Last updated September 6th 2014
Udi Leshem is an environmental engineer with a thing for water. He was trained at Technion and Amherst and has spent the last few years bringing algae to India. Why algae? Because it saves electricity in the treatment of waste water. Something that India and many other developing nations could use. “2% of the total electricity used by India is used in waste water treatment. 90% of that can be reduced through the use of algae,” Udi told me.
And why India? “Because India is a huge market that’s easy to penetrate. They’re hungry for technology and very open.” Case in point, Udi’s former company, Aqwise, won the opportunity to treat the Yamuna River and provide clean water to the over 2M residents of Agra, famous as Taj Mahal’s city. “You could only do a project of that size in India. Nowhere else,” Udi said.
Better yet, Aqwise won the project due purely to technical merit, a meeting of scientists, not politicking. And thanks to it, Aqwise’s Indian partner Triveni Engineering & Industries was rated in 2010 the best water company by Sullivan & Frost and decided to do an equity investment of $4.5M in Aqwise and relocate an Aqwise employee at great expense to Mumbai. The investment was covered by a number of publications back in mid-2012, including the Globes.
These days, algae has many uses. A couple companies in Israel and France harvest it as a food additive for $10,000/kilo. “It tastes like fish,” Udi told me. At a much lower price, it serves as feed in fish farming. Countries in the developing world have high needs for algae as an agricultural fertilizer. It can also be converted to biofuel, but because harvesting algae is basically full-blown agriculture in an aquatic environment, it’s not yet economical.

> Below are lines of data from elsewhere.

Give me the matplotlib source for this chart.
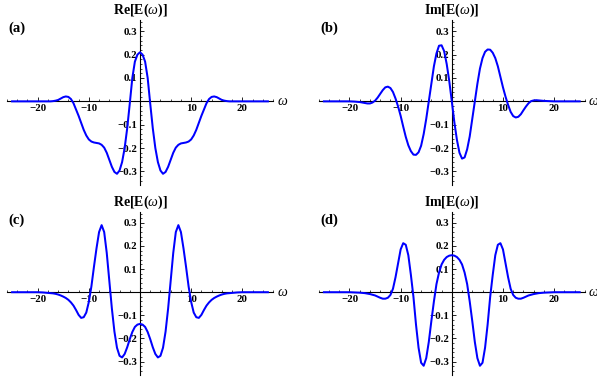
import matplotlib
matplotlib.use('Agg')
import matplotlib.pyplot as plt
from matplotlib.ticker import MultipleLocator

## ==> DATA
omega = [-25, -22, -20, -19, -18,
	-17.5, -17, -16.5, -16, -15.5, -15, -14.5, -14, -13.5, -13,
	-12.5, -12, -11.5, -11, -10.5, -10, -9.5, -9, -8.5, -8,
	-7.5, -7, -6.5, -6, -5.5, -5, -4.5, -4, -3.5, -3,
	-2.5, -2, -1.5, -1, -0.5, 0, 0.5, 1, 1.5, 2, 2.5,
	3, 3.5, 4, 4.5, 5, 5.5, 6, 6.5, 7, 7.5,
	8, 8.5, 9, 9.5, 10, 10.5, 11, 11.5, 12, 12.5,
	13, 13.5, 14, 14.5, 15, 15.5, 16, 16.5, 17, 17.5,
	18, 19, 20, 22, 25]

re_a = [0, 0, 0, 0, 0,
	0.000, 0.001, 0.003, 0.006, 0.012, 0.018, 0.021, 0.019, 0.010, -0.008,
	-0.035, -0.062, -0.092, -0.122, -0.146, -0.163, -0.172, -0.176, -0.178, -0.180,
	-0.186, -0.198, -0.220, -0.250, -0.280, -0.302, -0.310, -0.296, -0.260, -0.200,
	-0.115, -0.010, 0.100, 0.170, 0.200, 0.210, 0.200, 0.170, 0.100, -0.010, -0.115,
	-0.200, -0.260, -0.296, -0.310, -0.302, -0.280, -0.250, -0.220, -0.198, -0.186,
	-0.180, -0.178, -0.176, -0.172, -0.163, -0.146, -0.122, -0.092, -0.062, -0.035,
	-0.008, 0.010, 0.019, 0.021, 0.018, 0.012, 0.006, 0.003, 0.001, 0.000,
	0, 0, 0, 0, 0]

im_b = [0, 0, 0, -0.001, -0.003,
	-0.005, -0.007, -0.009, -0.009, -0.005, 0.003, 0.016, 0.032, 0.048, 0.060,
	0.063, 0.057, 0.040, 0.012, -0.022, -0.062, -0.108, -0.152, -0.188, -0.213,
	-0.228, -0.229, -0.218, -0.190, -0.140, -0.075, 0.000, 0.075, 0.150, 0.205,
	0.238, 0.240, 0.215, 0.160, 0.087, 0.000, -0.090, -0.165, -0.220, -0.245, -0.240,
	-0.205, -0.150, -0.075, 0.000, 0.075, 0.140, 0.185, 0.212, 0.222, 0.221,
	0.208, 0.185, 0.150, 0.105, 0.060, 0.020, -0.015, -0.045, -0.063, -0.069,
	-0.066, -0.055, -0.038, -0.022, -0.008, 0.001, 0.004, 0.005, 0.004, 0.003,
	0.002, 0.001, 0, 0, 0]

re_c = [0, 0, 0, -0.001, -0.003,
	-0.004, -0.005, -0.007, -0.010, -0.014, -0.019, -0.025, -0.033, -0.044, -0.058,
	-0.077, -0.098, -0.111, -0.108, -0.088, -0.042, 0.025, 0.110, 0.190, 0.260,
	0.290, 0.260, 0.170, 0.050, -0.070, -0.170, -0.240, -0.275, -0.282, -0.267,
	-0.238, -0.203, -0.172, -0.150, -0.140, -0.137, -0.140, -0.150, -0.172, -0.203, -0.238,
	-0.267, -0.282, -0.275, -0.240, -0.170, -0.070, 0.050, 0.170, 0.260, 0.290,
	0.260, 0.190, 0.110, 0.025, -0.042, -0.088, -0.108, -0.111, -0.098, -0.077,
	-0.058, -0.044, -0.033, -0.025, -0.019, -0.014, -0.010, -0.007, -0.005, -0.004,
	-0.003, -0.001, 0, 0, 0]

im_d = [0, 0, 0, -0.001, -0.002,
	-0.003, -0.004, -0.006, -0.008, -0.011, -0.014, -0.019, -0.024, -0.028, -0.028,
	-0.024, -0.012, 0.015, 0.065, 0.125, 0.185, 0.212, 0.205, 0.160, 0.075,
	-0.020, -0.140, -0.240, -0.305, -0.318, -0.285, -0.215, -0.125, -0.040, 0.035,
	0.085, 0.120, 0.140, 0.152, 0.158, 0.160, 0.158, 0.152, 0.140, 0.120, 0.085,
	0.035, -0.040, -0.125, -0.215, -0.285, -0.318, -0.305, -0.240, -0.140, -0.020,
	0.075, 0.160, 0.205, 0.212, 0.185, 0.125, 0.065, 0.015, -0.012, -0.024,
	-0.028, -0.028, -0.024, -0.019, -0.014, -0.011, -0.008, -0.006, -0.004, -0.003,
	-0.002, -0.001, 0, 0, 0]

x_ticks = [-20, -10, 10, 20]
x_labels = ['\u221220', '\u221210', '10', '20']
y_ticks = [-0.3, -0.2, -0.1, 0.1, 0.2, 0.3]
y_labels = ['\u22120.3', '\u22120.2', '\u22120.1', '0.1', '0.2', '0.3']

panels = ['(a)', '(b)', '(c)', '(d)']
titles = [r'$\mathbf{Re[E(}\omega\mathbf{)]}$', r'$\mathbf{Im[E(}\omega\mathbf{)]}$',
	r'$\mathbf{Re[E(}\omega\mathbf{)]}$', r'$\mathbf{Im[E(}\omega\mathbf{)]}$']
series = [re_a, im_b, re_c, im_d]

## ==> FONTS
plt.rcParams['font.family'] = 'Liberation Serif'
plt.rcParams['mathtext.fontset'] = 'custom'
plt.rcParams['mathtext.rm'] = 'Liberation Serif:bold'
plt.rcParams['mathtext.bf'] = 'Liberation Serif:bold'
plt.rcParams['mathtext.it'] = 'Liberation Serif:italic'

fig = plt.figure(figsize=(5.97, 3.81), dpi=100)

# axes boxes in figure fractions (left, bottom, width, height)
boxes = [[0.0117, 0.5144, 0.4456, 0.433],
	[0.534, 0.5144, 0.4456, 0.433],
	[0.0117, 0.0157, 0.4456, 0.4286],
	[0.534, 0.0157, 0.4456, 0.4286]]

for i in range(4):
	ax = fig.add_axes(boxes[i])
	ax.patch.set_visible(False)
	ax.plot(omega, series[i], color='#0000ff', lw=1.45, solid_joinstyle='round', zorder=3)
	ax.set_xlim(-26, 26)
	ax.set_ylim(-0.358, 0.348)

## ==> MATHEMATICA STYLE AXES THROUGH THE ORIGIN
	for s in ['top', 'right']:
		ax.spines[s].set_visible(False)
	for s in ['left', 'bottom']:
		ax.spines[s].set_position(('data', 0))
		ax.spines[s].set_linewidth(0.8)
	ax.set_xticks(x_ticks)
	ax.set_xticklabels(x_labels)
	ax.set_yticks(y_ticks)
	ax.set_yticklabels(y_labels)
	ax.xaxis.set_minor_locator(MultipleLocator(2))
	ax.yaxis.set_minor_locator(MultipleLocator(0.02))
	ax.tick_params(which='major', direction='in', length=3, width=0.6, labelsize=7.8, pad=2)
	ax.tick_params(which='minor', direction='in', length=1.5, width=0.5)
	for lbl in ax.get_xticklabels() + ax.get_yticklabels():
		lbl.set_fontweight('bold')

	ax.annotate(titles[i], xy=(0, 1), xycoords=('data', 'axes fraction'),
		xytext=(0, 7), textcoords='offset points', ha='center', va='center', fontsize=10)
	ax.annotate(panels[i], xy=(0, 1), xycoords='axes fraction', xytext=(1, -1),
		textcoords='offset points', ha='left', va='top', fontsize=10.5, fontweight='bold')
	ax.annotate('\u03c9', xy=(1, 0), xycoords=('axes fraction', 'data'), xytext=(3, 0),
		textcoords='offset points', ha='left', va='center', fontsize=10, style='italic',
		annotation_clip=False)

fig.savefig('out.png', dpi=100)
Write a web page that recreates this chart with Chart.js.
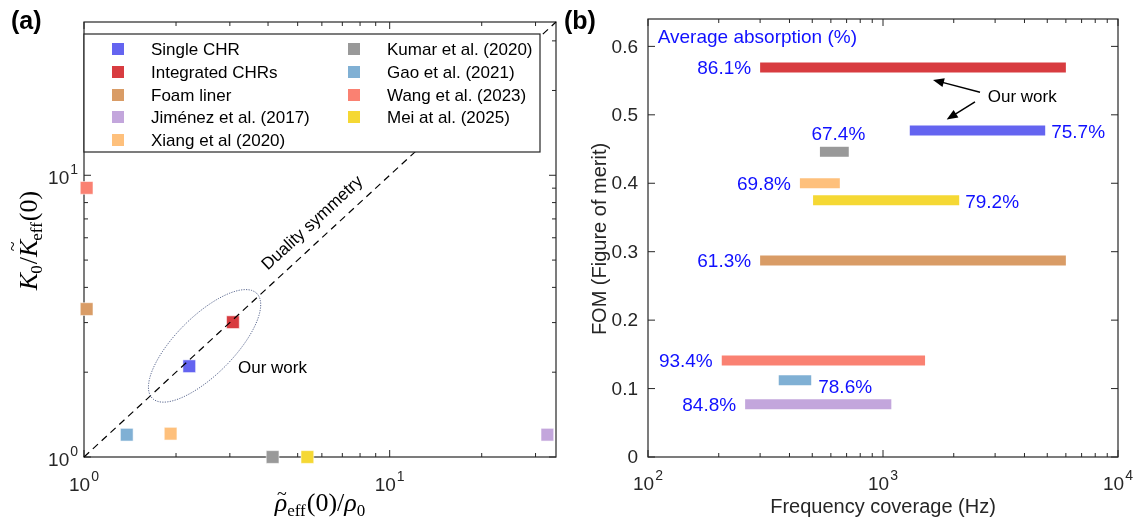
<!DOCTYPE html>
<html><head><meta charset="utf-8">
<script src="https://cdn.jsdelivr.net/npm/chart.js@4.4.1/dist/chart.umd.min.js"></script>
<style>
html,body{margin:0;padding:0;background:#fff;width:1137px;height:522px;overflow:hidden;}
#ca{position:absolute;left:0;top:0;}
#cb{position:absolute;left:560px;top:0;}
</style></head><body>
<canvas id="ca" width="568" height="522"></canvas>
<canvas id="cb" width="577" height="522"></canvas>
<script>
// ---------- shared series ----------
const seriesNames  = ['Single CHR','Integrated CHRs','Foam liner','Jiménez et al. (2017)','Xiang et al (2020)','Kumar et al. (2020)','Gao et al. (2021)','Wang et al. (2023)','Mei at al. (2025)'];
const seriesColors = ['#6464f0','#d83c40','#d99c66','#c3a6dc','#fec07c','#999999','#80b0d4','#fa8172','#f5d834'];

// ---------- panel (a) data ----------
const rhoRatio = [2.21, 3.07, 1.02, 32.8, 1.92, 4.14, 1.38, 1.02, 5.38];
const kRatio   = [2.10, 3.01, 3.35, 1.20, 1.21, 1.00, 1.20, 9.02, 1.00];
const aLimits = [1, 35];
const aMajorTicks = [1, 10];
const aMinorTicks = [2,3,4,5,6,7,8,9,20,30];
const aTickExp = ['0','1'];
const ellipseCenter = [2.48, 2.48];
const ellipseMajorDec = [0.171, 0.186];
const ellipseMinorDec = [0.067, -0.073];

// ---------- panel (b) data ----------
const fomValues = [0.477, 0.569, 0.287, 0.077, 0.400, 0.446, 0.112, 0.141, 0.375];
const freqLow   = [1300, 300, 300, 259, 443, 539, 360, 206, 504];
const freqHigh  = [4900, 6000, 6000, 1085, 655, 715, 495, 1510, 2110];
const absorption = ['75.7%','86.1%','61.3%','84.8%','69.8%','67.4%','78.6%','93.4%','79.2%'];
const absorptionSide = ['right','left','left','left','left','above','rightBelow','left','right'];
const bXLimits = [100, 10000];
const bYLimits = [0, 0.64];
const bXMajorTicks = [100, 1000, 10000];
const bXTickExp = ['2','3','4'];
const bXMinorTicks = [200,300,400,500,600,700,800,900,2000,3000,4000,5000,6000,7000,8000,9000];
const bYTicks = [0,0.1,0.2,0.3,0.4,0.5,0.6];
const bYTickLabels = ['0','0.1','0.2','0.3','0.4','0.5','0.6'];

const SANS = '"Liberation Sans", Arial, sans-serif';
const SERIF = '"Liberation Serif", "Times New Roman", serif';
const AXIS = '#262626';
const BLUE = '#1010ff';

function drawFrame(chart, xMajor, xMinor, yMajor, yMinor) {
  const ctx = chart.ctx, a = chart.chartArea, xs = chart.scales.x, ys = chart.scales.y;
  ctx.save();
  ctx.strokeStyle = AXIS; ctx.lineWidth = 1.2;
  ctx.strokeRect(a.left, a.top, a.right - a.left, a.bottom - a.top);
  ctx.lineWidth = 1;
  ctx.beginPath();
  const tx = (vals, len) => vals.forEach(v => { const p = xs.getPixelForValue(v);
    ctx.moveTo(p, a.bottom); ctx.lineTo(p, a.bottom - len); ctx.moveTo(p, a.top); ctx.lineTo(p, a.top + len); });
  const ty = (vals, len) => vals.forEach(v => { const p = ys.getPixelForValue(v);
    ctx.moveTo(a.left, p); ctx.lineTo(a.left + len, p); ctx.moveTo(a.right, p); ctx.lineTo(a.right - len, p); });
  tx(xMajor, 7); tx(xMinor, 4); ty(yMajor, 7); ty(yMinor, 4);
  ctx.stroke();
  ctx.restore();
}

function drawPow(ctx, x, baseY, exp, align) {
  ctx.save();
  ctx.fillStyle = AXIS; ctx.textAlign = 'left'; ctx.textBaseline = 'alphabetic';
  const fb = '19px ' + SANS, fe = '14px ' + SANS;
  ctx.font = fb; const wb = ctx.measureText('10').width;
  ctx.font = fe; const we = ctx.measureText(exp).width;
  const w = wb + 1 + we;
  const x0 = align === 'center' ? x - w / 2 : (align === 'right' ? x - w : x);
  ctx.font = fb; ctx.fillText('10', x0, baseY);
  ctx.font = fe; ctx.fillText(exp, x0 + wb + 1, baseY - 10);
  ctx.restore();
}

function drawMath(ctx, parts, cx, baseY) {
  let total = 0;
  parts.forEach(p => { ctx.font = p.font; p.w = ctx.measureText(p.t).width; total += p.w + (p.k || 0); });
  let x = cx - total / 2;
  ctx.textAlign = 'left'; ctx.textBaseline = 'alphabetic';
  parts.forEach(p => {
    ctx.font = p.font; ctx.fillText(p.t, x, baseY + (p.dy || 0));
    if (p.tilde) {
      ctx.font = '18px ' + SERIF;
      const tw = ctx.measureText('~').width;
      ctx.fillText('~', x + p.w / 2 - tw / 2 + (p.ts || 0), baseY + p.tilde);
    }
    x += p.w + (p.k || 0);
  });
}

// ---------------- panel (a) ----------------
const panelA = {
  id: 'panelA',
  beforeDatasetsDraw(chart) {
    drawFrame(chart, aMajorTicks, aMinorTicks, aMajorTicks, aMinorTicks);
  },
  afterDatasetsDraw(chart) {
    const ctx = chart.ctx, xs = chart.scales.x, ys = chart.scales.y;
    ctx.save();
    ctx.strokeStyle = 'rgba(70,85,130,0.9)'; ctx.lineWidth = 1; ctx.setLineDash([1.2, 1.3]);
    ctx.beginPath();
    const lc = [Math.log10(ellipseCenter[0]), Math.log10(ellipseCenter[1])];
    for (let i = 0; i <= 120; i++) {
      const t = i / 120 * Math.PI * 2;
      const lx = lc[0] + ellipseMajorDec[0] * Math.cos(t) + ellipseMinorDec[0] * Math.sin(t);
      const ly = lc[1] + ellipseMajorDec[1] * Math.cos(t) + ellipseMinorDec[1] * Math.sin(t);
      const px = xs.getPixelForValue(Math.pow(10, lx)), py = ys.getPixelForValue(Math.pow(10, ly));
      if (i === 0) ctx.moveTo(px, py); else ctx.lineTo(px, py);
    }
    ctx.closePath(); ctx.stroke();
    ctx.restore();

    ctx.save();
    const p1x = xs.getPixelForValue(aLimits[0]), p1y = ys.getPixelForValue(aLimits[0]);
    const p2x = xs.getPixelForValue(aLimits[1]), p2y = ys.getPixelForValue(aLimits[1]);
    const ang = Math.atan2(p2y - p1y, p2x - p1x);
    ctx.translate(xs.getPixelForValue(6.1), ys.getPixelForValue(6.1));
    ctx.rotate(ang);
    ctx.fillStyle = '#000'; ctx.font = '17px ' + SANS; ctx.textAlign = 'center'; ctx.textBaseline = 'middle';
    ctx.fillText('Duality symmetry', 0, -17);
    ctx.restore();

    ctx.save();
    ctx.fillStyle = '#000'; ctx.font = '17px ' + SANS; ctx.textAlign = 'left'; ctx.textBaseline = 'middle';
    ctx.fillText('Our work', xs.getPixelForValue(3.19), ys.getPixelForValue(2.06));
    ctx.restore();
  },
  afterDraw(chart) {
    const ctx = chart.ctx, xs = chart.scales.x, ys = chart.scales.y, a = chart.chartArea;
    aMajorTicks.forEach((v, i) => {
      drawPow(ctx, xs.getPixelForValue(v), 491, aTickExp[i], 'center');
      drawPow(ctx, a.left - 6, ys.getPixelForValue(v) + 9, aTickExp[i], 'right');
    });
    ctx.save();
    ctx.fillStyle = '#000';
    drawMath(ctx, [
      {t:'ρ', font:'italic 26px ' + SERIF, tilde:-11, ts:1},
      {t:'eff', font:'17px ' + SERIF, dy:5, k:1},
      {t:'(0)/', font:'26px ' + SERIF},
      {t:'ρ', font:'italic 26px ' + SERIF},
      {t:'0', font:'17px ' + SERIF, dy:5}
    ], (a.left + a.right) / 2, 511);
    ctx.restore();
    ctx.save();
    ctx.fillStyle = '#000';
    ctx.translate(29, (a.top + a.bottom) / 2 + 1);
    ctx.rotate(-Math.PI / 2);
    drawMath(ctx, [
      {t:'K', font:'italic 26px ' + SERIF, k:-1},
      {t:'0', font:'17px ' + SERIF, dy:5, k:1},
      {t:'/', font:'26px ' + SERIF},
      {t:'K', font:'italic 26px ' + SERIF, tilde:-18, ts:2, k:-1},
      {t:'eff', font:'17px ' + SERIF, dy:5, k:1},
      {t:'(0)', font:'26px ' + SERIF}
    ], 0, 8);
    ctx.restore();

    ctx.save();
    const L = 84, T = 34, R = 540, B = 152;
    ctx.fillStyle = '#fff'; ctx.fillRect(L, T, R - L, B - T);
    ctx.strokeStyle = AXIS; ctx.lineWidth = 1.2; ctx.strokeRect(L, T, R - L, B - T);
    const rowsY = [49, 72, 95, 117, 140];
    ctx.font = '17px ' + SANS; ctx.textBaseline = 'middle'; ctx.textAlign = 'left';
    seriesNames.forEach((n, i) => {
      const col = i < 5 ? 0 : 1, row = i < 5 ? i : i - 5;
      const sx = col === 0 ? 118 : 354, tx = col === 0 ? 151 : 387;
      const y = rowsY[row];
      ctx.fillStyle = seriesColors[i]; ctx.fillRect(sx - 6, y - 6, 12, 12);
      ctx.fillStyle = '#000'; ctx.fillText(n, tx, y + 1);
    });
    ctx.restore();

    ctx.save();
    ctx.fillStyle = '#000'; ctx.font = 'bold 25px ' + SANS; ctx.textAlign = 'left'; ctx.textBaseline = 'alphabetic';
    ctx.fillText('(a)', 11, 29);
    ctx.restore();
  }
};

new Chart(document.getElementById('ca'), {
  type: 'scatter',
  data: {
    datasets: [
      { type: 'line', label: 'Duality symmetry', data: aLimits.map(v => ({x: v, y: v})),
        borderColor: '#000', borderWidth: 1.2, borderDash: [7, 5], pointRadius: 0, order: 0, clip: false },
      ...seriesNames.map((n, i) => ({
        label: n, data: [{x: rhoRatio[i], y: kRatio[i]}], pointStyle: 'rect', pointRadius: 9,
        backgroundColor: seriesColors[i], borderColor: 'rgba(255,255,255,0.55)', borderWidth: 1,
        order: 1, clip: false }))
    ]
  },
  options: {
    responsive: false, animation: false, events: [],
    layout: { padding: { left: 84, right: 12, top: 22, bottom: 65 } },
    plugins: { legend: { display: false }, tooltip: { enabled: false } },
    scales: {
      x: { type: 'logarithmic', min: aLimits[0], max: aLimits[1], display: false },
      y: { type: 'logarithmic', min: aLimits[0], max: aLimits[1], display: false }
    }
  },
  plugins: [panelA]
});

// ---------------- panel (b) ----------------
function arrow(ctx, x1, y1, x2, y2) {
  const ang = Math.atan2(y2 - y1, x2 - x1), hl = 11, hw = 4.5;
  ctx.beginPath(); ctx.moveTo(x1, y1);
  ctx.lineTo(x2 - Math.cos(ang) * hl * 0.8, y2 - Math.sin(ang) * hl * 0.8); ctx.stroke();
  ctx.beginPath(); ctx.moveTo(x2, y2);
  ctx.lineTo(x2 - Math.cos(ang) * hl - Math.sin(ang) * hw, y2 - Math.sin(ang) * hl + Math.cos(ang) * hw);
  ctx.lineTo(x2 - Math.cos(ang) * hl + Math.sin(ang) * hw, y2 - Math.sin(ang) * hl - Math.cos(ang) * hw);
  ctx.closePath(); ctx.fill();
}

const panelB = {
  id: 'panelB',
  beforeDatasetsDraw(chart) {
    drawFrame(chart, bXMajorTicks, bXMinorTicks, bYTicks, []);
  },
  afterDraw(chart) {
    const ctx = chart.ctx, xs = chart.scales.x, ys = chart.scales.y, a = chart.chartArea;
    ctx.save();
    ctx.fillStyle = BLUE; ctx.font = '19px ' + SANS; ctx.textBaseline = 'middle';
    absorption.forEach((lab, i) => {
      const x1 = xs.getPixelForValue(freqLow[i]), x2 = xs.getPixelForValue(freqHigh[i]);
      const y = ys.getPixelForValue(fomValues[i]);
      const side = absorptionSide[i];
      if (side === 'left') { ctx.textAlign = 'right'; ctx.fillText(lab, x1 - 9, y + 1.5); }
      else if (side === 'right') { ctx.textAlign = 'left'; ctx.fillText(lab, x2 + 6, y + 2); }
      else if (side === 'above') { ctx.textAlign = 'center'; ctx.fillText(lab, (x1 + x2) / 2 + 4, y - 17); }
      else { ctx.textAlign = 'left'; ctx.fillText(lab, x2 + 7, y + 7); }
    });
    ctx.textAlign = 'left';
    ctx.fillText('Average absorption (%)', xs.getPixelForValue(110), ys.getPixelForValue(0.612));
    ctx.restore();

    ctx.save();
    ctx.strokeStyle = '#000'; ctx.fillStyle = '#000'; ctx.lineWidth = 1.5;
    arrow(ctx, xs.getPixelForValue(2587), ys.getPixelForValue(0.533), xs.getPixelForValue(1632), ys.getPixelForValue(0.551));
    arrow(ctx, xs.getPixelForValue(2463), ys.getPixelForValue(0.519), xs.getPixelForValue(1866), ys.getPixelForValue(0.493));
    ctx.font = '17px ' + SANS; ctx.textAlign = 'left'; ctx.textBaseline = 'middle';
    ctx.fillText('Our work', xs.getPixelForValue(2790), ys.getPixelForValue(0.526));
    ctx.restore();

    bXMajorTicks.forEach((v, i) => drawPow(ctx, xs.getPixelForValue(v), 490, bXTickExp[i], 'center'));
    ctx.save();
    ctx.fillStyle = AXIS; ctx.font = '19px ' + SANS; ctx.textAlign = 'right'; ctx.textBaseline = 'middle';
    bYTicks.forEach((v, i) => ctx.fillText(bYTickLabels[i], a.left - 10, ys.getPixelForValue(v) + 1));
    ctx.restore();

    ctx.save();
    ctx.fillStyle = AXIS; ctx.font = '20px ' + SANS; ctx.textAlign = 'center'; ctx.textBaseline = 'alphabetic';
    ctx.fillText('Frequency coverage (Hz)', (a.left + a.right) / 2, 513);
    ctx.translate(46, (a.top + a.bottom) / 2 + 1);
    ctx.rotate(-Math.PI / 2);
    ctx.fillText('FOM (Figure of merit)', 0, 0);
    ctx.restore();

    ctx.save();
    ctx.fillStyle = '#000'; ctx.font = 'bold 25px ' + SANS; ctx.textAlign = 'left'; ctx.textBaseline = 'alphabetic';
    ctx.fillText('(b)', 4, 29);
    ctx.restore();
  }
};

new Chart(document.getElementById('cb'), {
  type: 'line',
  data: {
    datasets: seriesNames.map((n, i) => ({
      label: n,
      data: [{x: freqLow[i], y: fomValues[i]}, {x: freqHigh[i], y: fomValues[i]}],
      borderColor: seriesColors[i], borderWidth: 10, borderCapStyle: 'butt',
      pointRadius: 0, fill: false, tension: 0 }))
  },
  options: {
    responsive: false, animation: false, events: [],
    layout: { padding: { left: 88, right: 19, top: 19, bottom: 65 } },
    plugins: { legend: { display: false }, tooltip: { enabled: false } },
    scales: {
      x: { type: 'logarithmic', min: bXLimits[0], max: bXLimits[1], display: false },
      y: { type: 'linear', min: bYLimits[0], max: bYLimits[1], display: false }
    }
  },
  plugins: [panelB]
});
</script>
</body></html>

At least not until fracking stops making the price of oil so low. Current estimates figure algae will be a viable substitute for fossil fuels by 2025.
Aqwise might go off in those directions, but so far they focus on wastewater treatment solutions for industrial and municipal markets. The science is such: the algae produces and supplies oxygen to microorganisms that are natural cleaners. The benefits are ease of use and low risk of contamination. Basically, it’s harvesting nature to do what nature does best. And algae, especially to the cost-sensitive Indian municipality, beats needing to install new, expensive equipment to do the same thing.
In India “everything is possible and nothing is easy.” You can flourish there if you can thrive in chaos, which is “bad and good. There’s opportunity there, especially for Israelis.” But you have to be careful. First, you need a partner. Udi gives the example of an apostille that needed to be documented in 6 different formats, not to mention the casual acceptance of bribes in business. Udi sees it as a “social contribution.” Second, it’s best to understand the nature of the relationship with the partner. “They will promote your technology as a means to an end.” It goes without saying that their end comes first.
Despite fast growth in the beginning, Triveni has since stalled. Too many projects. Too many bets on unique applications. With Aqwise, a project to clean a river in Bangalore serving both people and factories got stuck. Udi has since moved on to his own startup, Aquanos. What has he learned? That if you’re a tech company, you need a niche application. That it’s best if the product is cheap and the labor is intensive. That negotiations are cost-driven and Indians are good at it. That interest is expensive. And, finally, that offering added value builds trust.